Spin Glasses: a brief introduction

Spin Glasses are dilute magnetic alloys where the interactions between spins are randomly ferromagnetic or anti-ferromagnetic, and are considered as paradigmatic examples of frozen disorder. The presence of disorder (the random interactions) induces frustration and a greater difficulty for the system to find optimal configurations. As a consequence, these systems exhibit non trivial thermodynamic and dynamic properties, different and richer than those observed in their non disordered counterpart.
Spin glasses can be modeled using Ising-like Hamiltonians where the bonds between spins can be positive or negative at random. Due to the heterogeneity of the couplings, there are many triples or loops of spin sequences which are frustrated, that is for which there is no way of choosing the orientations of the spins without frustrating at least one bond. As a consequence, even the best possible arrangement of the spins comprises for a large proportion of frustrated bonds. More importantly, since there are many configurations with similar degree of frustration one may expect the existence of many local minima of the free energy.

In mean field models the effects of frustration are enhanced, and the thermodynamic scenario that emerges is novel and surprising. As compared to ordinary ferromagnets, where two pure states are present below the transition, mean field spin glasses exhibit at low temperature a complex structure of infinitely many equilibrium states, organized in a hierarchical structure. At a formal level, the thermodynamics can be exactly solved using the Replica Theory, a mathematical approach that allows to appropriately deal with the quenched disorder present in the Hamiltonian. The static order parameter is a function describing the structure in phase space of the (many) pure equilibrium states.

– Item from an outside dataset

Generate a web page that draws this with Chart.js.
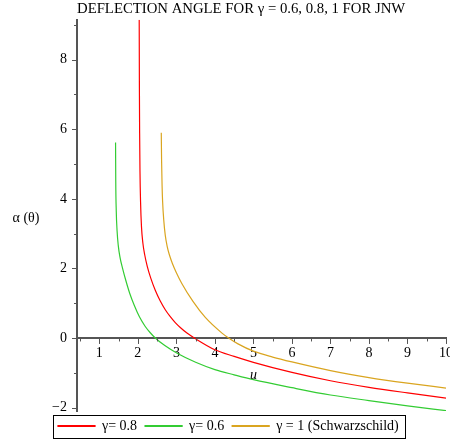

At low temperature spin glasses also exhibit a non trivial dynamical behaviour, with off-equilibrium dynamics and aging. Time translation invariance is typically broken and the standard fluctuation-dissipation relations between correlation and response functions do not hold. At mean field level, such a behaviour can be formally described using a Langevin approach, and analytic computations can be performed revealing a new and more general form of the fluctuation-dissipation theorem.